DePaul sophomore and Jefferson Park native, Lenin Plazas stood in line with the teachers for four hours to see his favorite candidate up close in his hometown.

“Bernie cares about equality and equity for all, and that’s what the Teachers’ Union has been fighting for,” he said.

Lenin also thinks more DePaul students should invest energy into helping with local issues like these.

“It’s important to be active in your communities, so if you’re a DePaul student, you should care about what happens in the city because it will affect you and you should be part of it,” he said.

35th Ward Alderman Carlos Ramirez-Rosa thinks that after Sanders’ show of support, the mayor has “got to listen now,” because the other candidates in the Democratic primary are now trying to stay in pace with Sanders.

“Elizabeth Warren plagiarized Bernie, we had Joe Biden plagiarize off of Bernie… so that means the entire Democratic field is calling on this Democratic mayor to do the right thing and support the teachers,” Ramirez-Rosa said. “She can’t ignore that.”

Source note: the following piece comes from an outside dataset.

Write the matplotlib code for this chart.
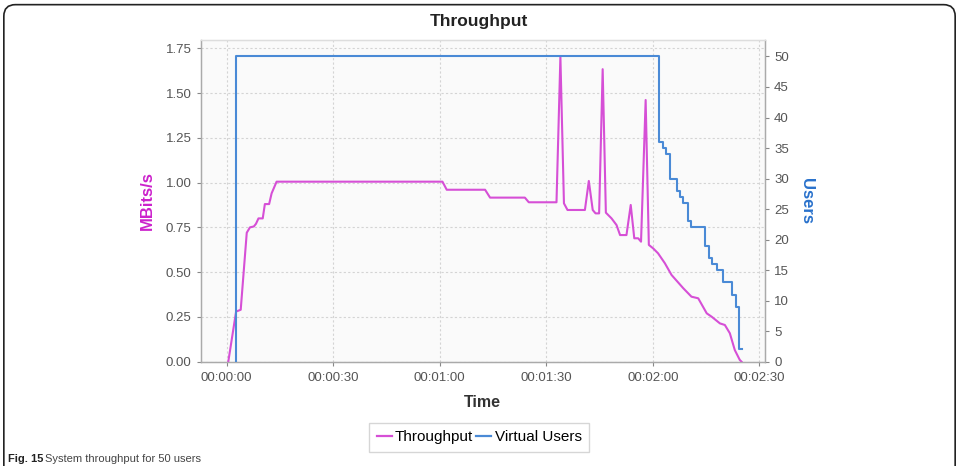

Even if the Mayor and CPS didn’t listen to Sanders’ calls for action, his message was certainly internalized by the protestors. Bilingual 7th grade math instructor, Norma Noriega was also a speaker at the rally. In an interview with the DePaulia, she said she felt emboldened by Sanders’ words, “He’s highlighted the true narrative, where we’re overworked we’re underpaid and taken advantage of. Insidious things are happening behind closed doors that the public doesn’t see and we’re just out here trying to fight for a better education. It felt so genuine.”